While I slept, Pungentpeppers was busy reading the latest news…..
And, by the way, the last time we reported on Syrians headed to Kentucky, Nebraska and North Dakota it was our top post for three weeks running!
The State Department has been slow gearing up for the big Syrian push and in this article at The Courier-Journal they claim it’s due to the United Nations being slow to get them a list.
REMEMBER! it is the UN choosing who is coming to America.
They say we do intensive security screening, but logically that is impossible because who is going to supply records (what court records? what government documents?) when the whole region has been in turmoil for years.
Here is the latest from The Courier-Journal:
Twenty-one Syrian refugees will arrive in Louisville over the next two weeks, a figure expected to increase in Kentucky and beyond as the U.S. begins to take in an expanded number of refugees fleeing Syria’s bloody civil war.
The refugees, from four families who fled to Jordan and Egypt, are part of a larger U.S. resettlement effort expected to bring as many as 10,000 Syrians to cities throughout the nation over the next several years, according to the U.S. State Department.
[….]
The U.S. has accepted few Syrian refugees in recent years, sparking criticism that it was slow to respond. But Bartlett said the U.N. only recently has sought to resettle larger numbers. The State Department is now reviewing nearly 10,000 referrals from the office of the United Nations High Commissioner for Refugees.
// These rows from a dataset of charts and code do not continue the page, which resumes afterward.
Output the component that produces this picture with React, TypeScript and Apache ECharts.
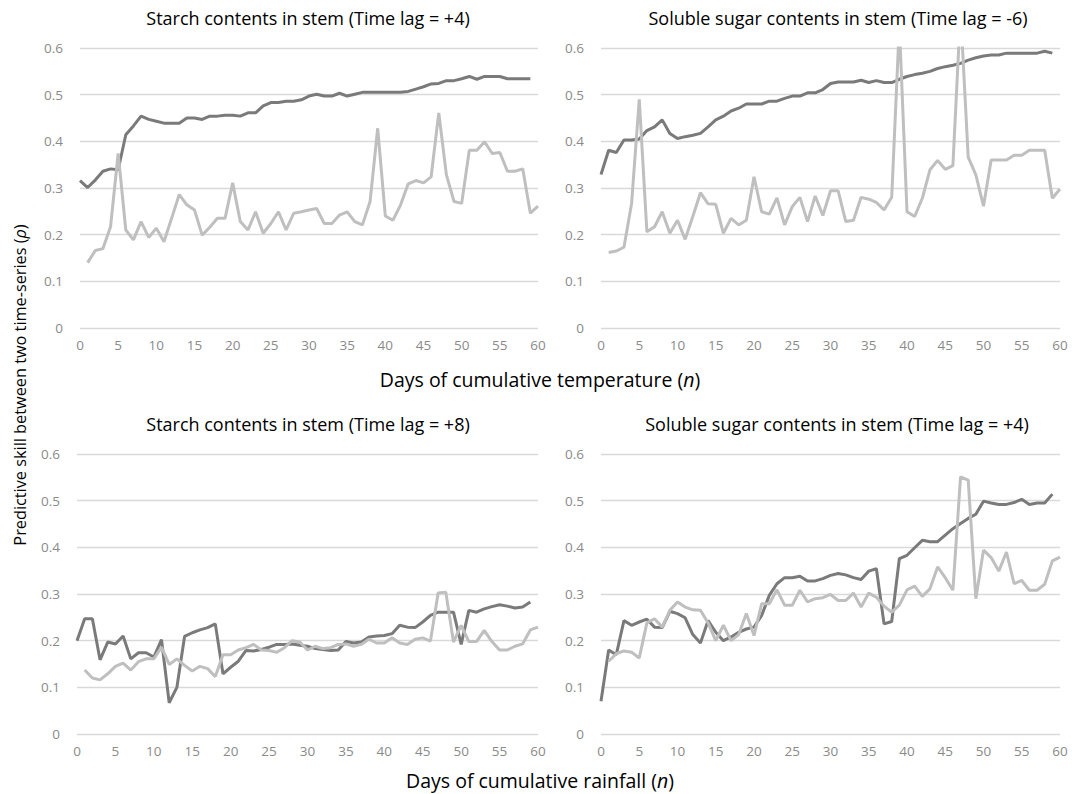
import React, { useEffect, useRef } from "react";
import * as echarts from "echarts";

// Days (n) axis ticks
const xTicks = [0, 5, 10, 15, 20, 25, 30, 35, 40, 45, 50, 55, 60];
const yTicks = [0, 0.1, 0.2, 0.3, 0.4, 0.5, 0.6];

const panelTitles = [
  "Starch contents in stem (Time lag = +4)",
  "Soluble sugar contents in stem (Time lag = -6)",
  "Starch contents in stem (Time lag = +8)",
  "Soluble sugar contents in stem (Time lag = +4)",
];

// dark series: n = 0..59 ; light series: n = 1..60
const starchTempDark = [
  0.316, 0.301, 0.317, 0.336, 0.341, 0.339, 0.414, 0.433, 0.454, 0.447,
  0.443, 0.439, 0.439, 0.439, 0.45, 0.45, 0.447, 0.454, 0.454, 0.456,
  0.456, 0.454, 0.461, 0.461, 0.476, 0.483, 0.483, 0.486, 0.486, 0.489,
  0.497, 0.501, 0.497, 0.497, 0.503, 0.497, 0.501, 0.505, 0.505, 0.505,
  0.505, 0.505, 0.505, 0.507, 0.512, 0.517, 0.523, 0.524, 0.53, 0.53,
  0.534, 0.539, 0.533, 0.539, 0.539, 0.539, 0.534, 0.534, 0.534, 0.534,
];
const starchTempLight = [
  0.14, 0.166, 0.17, 0.217, 0.374, 0.21, 0.189, 0.228, 0.194, 0.214,
  0.185, 0.235, 0.286, 0.264, 0.253, 0.199, 0.216, 0.235, 0.235, 0.311,
  0.228, 0.21, 0.249, 0.203, 0.224, 0.249, 0.21, 0.246, 0.249, 0.253,
  0.256, 0.224, 0.224, 0.242, 0.249, 0.228, 0.221, 0.271, 0.428, 0.24,
  0.231, 0.264, 0.309, 0.316, 0.311, 0.324, 0.461, 0.328, 0.271, 0.267,
  0.381, 0.381, 0.399, 0.374, 0.376, 0.336, 0.336, 0.341, 0.246, 0.261,
];
const sugarTempDark = [
  0.329, 0.381, 0.376, 0.403, 0.403, 0.405, 0.423, 0.431, 0.446, 0.417,
  0.406, 0.41, 0.413, 0.417, 0.431, 0.446, 0.454, 0.465, 0.471, 0.48,
  0.48, 0.48, 0.486, 0.486, 0.492, 0.497, 0.497, 0.504, 0.504, 0.511,
  0.524, 0.527, 0.527, 0.527, 0.531, 0.526, 0.53, 0.526, 0.526, 0.533,
  0.539, 0.543, 0.546, 0.55, 0.556, 0.56, 0.563, 0.567, 0.574, 0.579,
  0.583, 0.585, 0.585, 0.589, 0.589, 0.589, 0.589, 0.589, 0.593, 0.589,
];
const sugarTempLight = [
  0.162, 0.165, 0.173, 0.267, 0.49, 0.206, 0.217, 0.249, 0.203, 0.231,
  0.19, 0.239, 0.29, 0.266, 0.265, 0.203, 0.235, 0.221, 0.231, 0.324,
  0.249, 0.244, 0.279, 0.221, 0.26, 0.28, 0.228, 0.283, 0.241, 0.294,
  0.294, 0.228, 0.231, 0.28, 0.276, 0.269, 0.253, 0.28, 0.65, 0.249,
  0.239, 0.278, 0.339, 0.359, 0.34, 0.348, 0.68, 0.366, 0.328, 0.261,
  0.36, 0.36, 0.36, 0.37, 0.37, 0.381, 0.381, 0.381, 0.278, 0.298,
];
const starchRainDark = [
  0.2, 0.247, 0.247, 0.159, 0.197, 0.193, 0.21, 0.161, 0.174, 0.174,
  0.165, 0.202, 0.067, 0.1, 0.209, 0.217, 0.223, 0.228, 0.236, 0.129,
  0.143, 0.156, 0.179, 0.178, 0.181, 0.186, 0.192, 0.192, 0.193, 0.19,
  0.188, 0.183, 0.181, 0.179, 0.18, 0.198, 0.195, 0.197, 0.208, 0.21,
  0.211, 0.215, 0.233, 0.229, 0.228, 0.24, 0.254, 0.261, 0.261, 0.261,
  0.192, 0.265, 0.261, 0.268, 0.273, 0.277, 0.274, 0.27, 0.272, 0.283,
];
const starchRainLight = [
  0.137, 0.12, 0.116, 0.129, 0.145, 0.152, 0.137, 0.155, 0.161, 0.161,
  0.186, 0.149, 0.161, 0.147, 0.135, 0.145, 0.14, 0.123, 0.17, 0.17,
  0.18, 0.185, 0.192, 0.18, 0.179, 0.175, 0.185, 0.2, 0.197, 0.18,
  0.188, 0.183, 0.185, 0.192, 0.193, 0.188, 0.192, 0.203, 0.195, 0.195,
  0.206, 0.195, 0.192, 0.203, 0.206, 0.199, 0.302, 0.304, 0.197, 0.233,
  0.198, 0.198, 0.222, 0.198, 0.18, 0.18, 0.188, 0.193, 0.223, 0.229,
];
const sugarRainDark = [
  0.07, 0.18, 0.17, 0.243, 0.233, 0.24, 0.246, 0.229, 0.228, 0.263,
  0.258, 0.249, 0.213, 0.195, 0.243, 0.218, 0.2, 0.208, 0.218, 0.225,
  0.229, 0.254, 0.297, 0.322, 0.335, 0.335, 0.338, 0.328, 0.328, 0.333,
  0.34, 0.344, 0.341, 0.335, 0.331, 0.349, 0.354, 0.236, 0.241, 0.376,
  0.383, 0.399, 0.415, 0.412, 0.412, 0.426, 0.44, 0.451, 0.462, 0.471,
  0.499, 0.495, 0.492, 0.492, 0.496, 0.503, 0.492, 0.495, 0.495, 0.514,
];
const sugarRainLight = [
  0.156, 0.172, 0.178, 0.175, 0.163, 0.238, 0.247, 0.229, 0.265, 0.283,
  0.272, 0.266, 0.265, 0.238, 0.2, 0.233, 0.2, 0.213, 0.258, 0.211,
  0.279, 0.279, 0.309, 0.276, 0.276, 0.308, 0.283, 0.29, 0.292, 0.299,
  0.286, 0.286, 0.302, 0.272, 0.302, 0.293, 0.274, 0.261, 0.276, 0.309,
  0.317, 0.295, 0.311, 0.358, 0.335, 0.308, 0.551, 0.544, 0.29, 0.394,
  0.378, 0.349, 0.39, 0.322, 0.329, 0.308, 0.308, 0.321, 0.371, 0.379,
];

const FONT = "'Open Sans', sans-serif";
const DARK = "#7a7a7a";
const LIGHT = "#bfbfbf";

const panels = [
  { dark: starchTempDark, light: starchTempLight, grid: { left: 80, top: 48, width: 458, height: 280 }, tx: 308, ty: 18 },
  { dark: sugarTempDark, light: sugarTempLight, grid: { left: 601, top: 48, width: 459, height: 280 }, tx: 838, ty: 18 },
  { dark: starchRainDark, light: starchRainLight, grid: { left: 77, top: 454, width: 461, height: 280 }, tx: 308, ty: 424 },
  { dark: sugarRainDark, light: sugarRainLight, grid: { left: 601, top: 454, width: 459, height: 280 }, tx: 837, ty: 424 },
];

export default function App() {
  const ref = useRef<HTMLDivElement>(null);
  useEffect(() => {
    if (!ref.current) return;
    const chart = echarts.init(ref.current, null, { renderer: "svg" });
    const grids: any[] = [];
    const xAxes: any[] = [];
    const yAxes: any[] = [];
    const series: any[] = [];
    const graphics: any[] = [];
    panels.forEach((p, i) => {
      grids.push({ ...p.grid, containLabel: false });
      xAxes.push({
        type: "value",
        gridIndex: i,
        min: xTicks[0],
        max: xTicks[xTicks.length - 1],
        interval: xTicks[1] - xTicks[0],
        axisLine: { show: false },
        axisTick: { show: false },
        splitLine: { show: false },
        axisLabel: { color: "#8a8a8a", fontSize: 13.5, fontFamily: FONT, margin: 10 },
      });
      yAxes.push({
        type: "value",
        gridIndex: i,
        min: yTicks[0],
        max: yTicks[yTicks.length - 1],
        interval: 0.1,
        axisLine: { show: false },
        axisTick: { show: false },
        splitLine: { lineStyle: { color: "#d9d9d9", width: 1.3 } },
        axisLabel: {
          color: "#8a8a8a",
          fontSize: 13.5,
          fontFamily: FONT,
          margin: 17,
          formatter: (v: number) => (v === 0 ? "0" : v.toFixed(1)),
        },
      });
      series.push({
        type: "line",
        xAxisIndex: i,
        yAxisIndex: i,
        data: p.dark.map((v, k) => [k, v]),
        showSymbol: false,
        symbol: "none",
        clip: true,
        lineStyle: { color: DARK, width: 3 },
      });
      series.push({
        type: "line",
        xAxisIndex: i,
        yAxisIndex: i,
        data: p.light.map((v, k) => [k + 1, v]),
        showSymbol: false,
        symbol: "none",
        clip: true,
        lineStyle: { color: LIGHT, width: 3 },
      });
      graphics.push({
        type: "text",
        x: p.tx,
        y: p.ty,
        style: {
          text: panelTitles[i],
          fill: "#000",
          fontSize: 18,
          fontFamily: FONT,
          textAlign: "center",
          textVerticalAlign: "middle",
        },
      });
    });
    const nameSize = 19.5;
    graphics.push({
      type: "text",
      x: 540,
      y: 379,
      style: {
        text: "Days of cumulative temperature ({i|n})",
        rich: { i: { fontStyle: "italic", fontSize: nameSize, fontFamily: FONT, fill: "#000" } },
        fill: "#000",
        fontSize: nameSize,
        fontFamily: FONT,
        textAlign: "center",
        textVerticalAlign: "middle",
      },
    });
    graphics.push({
      type: "text",
      x: 540,
      y: 780,
      style: {
        text: "Days of cumulative rainfall ({i|n})",
        rich: { i: { fontStyle: "italic", fontSize: nameSize, fontFamily: FONT, fill: "#000" } },
        fill: "#000",
        fontSize: nameSize,
        fontFamily: FONT,
        textAlign: "center",
        textVerticalAlign: "middle",
      },
    });
    graphics.push({
      type: "text",
      x: 20,
      y: 385,
      rotation: Math.PI / 2,
      style: {
        text: "Predictive skill between two time-series ({i|ρ})",
        rich: { i: { fontStyle: "italic", fontSize: 16.3, fontFamily: FONT, fill: "#000" } },
        fill: "#000",
        fontSize: 16.3,
        fontFamily: FONT,
        textAlign: "center",
        textVerticalAlign: "middle",
      },
    });
    chart.setOption({
      animation: false,
      backgroundColor: "#fff",
      grid: grids,
      xAxis: xAxes,
      yAxis: yAxes,
      series,
      graphic: graphics,
    });
    return () => chart.dispose();
  }, []);
  return (
    <div
      ref={ref}
      style={{ position: "fixed", left: 0, top: 0, width: 1072, height: 794, background: "#fff" }}
    />
  );
}
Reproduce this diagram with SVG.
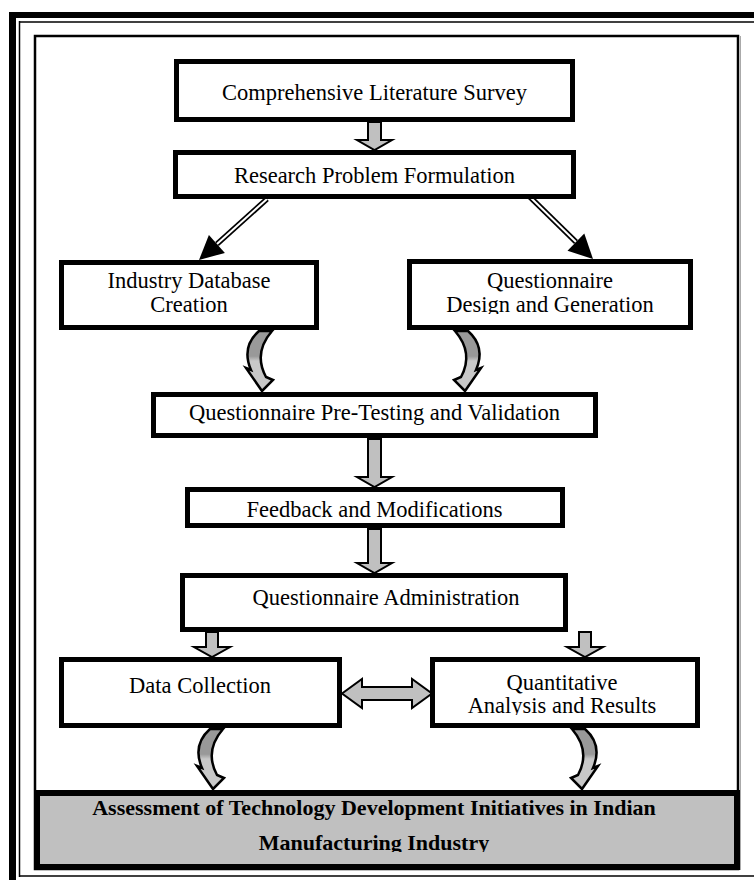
<svg xmlns="http://www.w3.org/2000/svg" width="754" height="880" viewBox="0 0 754 880">
<style>
.box{fill:#fff;stroke:#000;stroke-width:5}
.t{font-family:"Liberation Serif","Times New Roman",serif;font-size:22.5px;fill:#000;text-anchor:middle}
.b{font-weight:bold;font-size:22px}
.blk{fill:#c0c0c0;stroke:#000;stroke-width:2}
.curv{fill:url(#cg);stroke:#000;stroke-width:2.5;stroke-linejoin:miter}
</style>
<defs>
<linearGradient id="cg" x1="0" y1="0" x2="0" y2="1">
<stop offset="0" stop-color="#999"/><stop offset="0.42" stop-color="#999"/>
<stop offset="0.5" stop-color="#c8c8c8"/><stop offset="1" stop-color="#c8c8c8"/>
</linearGradient>
<path id="ca" class="curv" d="M0,0 Q-18,16 -8,39 L-13,37 L3,60 L14,49 L7,46 Q-6,22 13,0 Z"/>
<clipPath id="c2"><rect x="170" y="150" width="410" height="35"/></clipPath>
<clipPath id="c4"><rect x="405" y="259" width="290" height="55"/></clipPath>
<clipPath id="c6"><rect x="180" y="487" width="390" height="32"/></clipPath>
<clipPath id="c9"><rect x="428" y="657" width="275" height="58"/></clipPath>
<clipPath id="cb"><rect x="34" y="790" width="706" height="62"/></clipPath>
</defs>

<g id="frame" fill="none">
<line x1="12.5" y1="12" x2="12.5" y2="880" stroke="#000" stroke-width="7"/>
<line x1="9" y1="15" x2="754" y2="15" stroke="#000" stroke-width="6"/>
<line x1="19.5" y1="21" x2="19.5" y2="877" stroke="#000" stroke-width="1.5"/>
<line x1="19" y1="22" x2="754" y2="22" stroke="#000" stroke-width="1.5"/>
<line x1="19" y1="876" x2="754" y2="876" stroke="#000" stroke-width="1.5"/>
<rect x="35" y="36" width="703" height="833" stroke="#000" stroke-width="2.5"/>
<line x1="740.5" y1="36" x2="740.5" y2="870" stroke="#aaa" stroke-width="1"/>
</g>

<g id="connectors">
<path class="blk" d="M368,122 L368,140 L357,140 L374.5,150 L392,140 L381,140 L381,122 Z"/>
<path class="blk" d="M368,439 L368,477 L357,477 L374.5,487 L392,477 L381,477 L381,439 Z"/>
<path class="blk" d="M368,529 L368,563 L357,563 L374.5,573 L392,563 L381,563 L381,529 Z"/>
<path class="blk" d="M206,632 L206,647 L194,647 L212,657 L230,647 L218,647 L218,632 Z"/>
<path class="blk" d="M579,632 L579,647 L567,647 L585,657 L603,647 L591,647 L591,632 Z"/>
<line x1="267" y1="199" x2="217" y2="244" stroke="#000" stroke-width="5.5"/>
<line x1="267" y1="199" x2="217" y2="244" stroke="#fff" stroke-width="2"/>
<polygon points="199,260 224.9,252.9 208.9,235.1" fill="#000"/>
<line x1="530" y1="197" x2="576" y2="242" stroke="#000" stroke-width="5.5"/>
<line x1="530" y1="197" x2="576" y2="242" stroke="#fff" stroke-width="2"/>
<polygon points="593,259 567.5,250.8 584.3,233.6" fill="#000"/>
<use href="#ca" transform="translate(259,331)"/>
<use href="#ca" transform="translate(468,331) scale(-1,1)"/>
<use href="#ca" transform="translate(210,729)"/>
<use href="#ca" transform="translate(585,729) scale(-1,1)"/>
<path class="blk" stroke-width="2.5" d="M342,693.5 L362,679 L362,687 L412,687 L412,679 L432,693.5 L412,708 L412,700 L362,700 L362,708 Z"/>
</g>

<g id="n1"><rect class="box" x="176.5" y="61.5" width="396" height="58"/>
<text class="t" x="374.5" y="100">Comprehensive Literature Survey</text></g>
<g id="n2"><rect class="box" x="175.5" y="152.5" width="398" height="44"/>
<text class="t" x="374.5" y="183" clip-path="url(#c2)">Research Problem Formulation</text></g>
<g id="n3"><rect class="box" x="61.5" y="262.5" width="255" height="65"/>
<text class="t" x="189" y="288">Industry Database</text>
<text class="t" x="189" y="312">Creation</text></g>
<g id="n4"><rect class="box" x="409.5" y="261.5" width="281" height="66"/>
<text class="t" x="550" y="288">Questionnaire</text>
<text class="t" x="550" y="312" clip-path="url(#c4)">Design and Generation</text></g>
<g id="n5"><rect class="box" x="153.5" y="394.5" width="442" height="41"/>
<text class="t" x="374.5" y="420">Questionnaire Pre-Testing and Validation</text></g>
<g id="n6"><rect class="box" x="187.5" y="489.5" width="375" height="36"/>
<text class="t" x="374.5" y="517" clip-path="url(#c6)">Feedback and Modifications</text></g>
<g id="n7"><rect class="box" x="182.5" y="575.5" width="383" height="54"/>
<text class="t" x="386" y="605">Questionnaire Administration</text></g>
<g id="n8"><rect class="box" x="61.5" y="659.5" width="278" height="66"/>
<text class="t" x="200" y="693">Data Collection</text></g>
<g id="n9"><rect class="box" x="432.5" y="659.5" width="265" height="66"/>
<text class="t" x="562" y="690">Quantitative</text>
<text class="t" x="562" y="713" clip-path="url(#c9)">Analysis and Results</text></g>
<g id="n10"><rect x="37" y="793" width="700" height="74" fill="#c0c0c0" stroke="#000" stroke-width="6"/>
<text class="t b" x="374" y="815">Assessment of Technology Development Initiatives in Indian</text>
<text class="t b" x="374" y="850" clip-path="url(#cb)">Manufacturing Industry</text></g>
</svg>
By contrast, just 323 Syrians were resettled in the U.S. in 2014.
The U.N. is asking an array of nations to take in 100,000 refugees through 2016, Bartlett said, and the U.S. will be a “significant player.”
Although private resettlement agencies will determine where they go, last year some arrived in California, Illinois and Texas. Bartlett predicted resettlements would reach 1,000 to 2,000 through this fiscal year and would grow more quickly in the subsequent 12 months. While no ceiling on Syrians has been set, the U.S. has a cap of 70,000 total global refugees a year.
[….]
Kentucky, home to two Louisville resettlement affiliates, has taken in 6,428 refugees since 2011, including 1,113 from Iraq, according to the State Department figures. That has left the area with resources and interpreters that could make it a landing spot for Syrians, Koehlinger said, though exact numbers are unknown.
“We’ll probably have a significant number here in Louisville” by summer, said Darko Mihaylovich, director of Louisville’s Catholic Charities Refugee and Migration Services.
The Iraqi terrorists in the next section did have a “record,” at least one of them had fingerprints on an IED that killed American National Guardsmen in Iraq and no one had ever put the prints together with the fraudulent refugee application to America.
Advocates said the refugees from Syria bring added security concerns, in part because of fears of Islamic extremism among Islamic State followers and others.
In 2013, two Iraqi refugees living in Bowling Green, Ky., were sentenced on terrorism charges. They were arrested in 2011 after helping a confidential government informant load cash and weapons that they thought were bound for al-Qaida in Iraq into a tractor-trailer.
Read on, the article is full of information including the fact that a local Islamic Center is getting geared up to welcome the new Muslims.
By the way, Kentucky is a Wilson-Fish state and as such the program is run by contractors and the federal government (UN!) with no Kentucky state government say-so!
Senator Mitch McConnell has obviously not protected Kentucky for all of his time in the Senate. Senator Rand Paul did speak up here in 2013 when he wanted to know why we needed to bring in all the Iraqis. You may not like Senator Paul, but he may be the only one in a position to put the breaks on the Syrian resettlement for Kentucky and for America (if he wanted to!).
The UN is gearing up and so is the State Department so that by the time a new President enters office in January 2017 there will be no hope of stopping this train.
About the photo: Do you see that map behind Bartlett? That is the map I referred to in my presentation in St. Louis this past weekend. You can find it online by clicking here. It depicts the 180 or so cities that have contractors working in them and that are being colonized. Any smaller town within a hundred miles is fair game.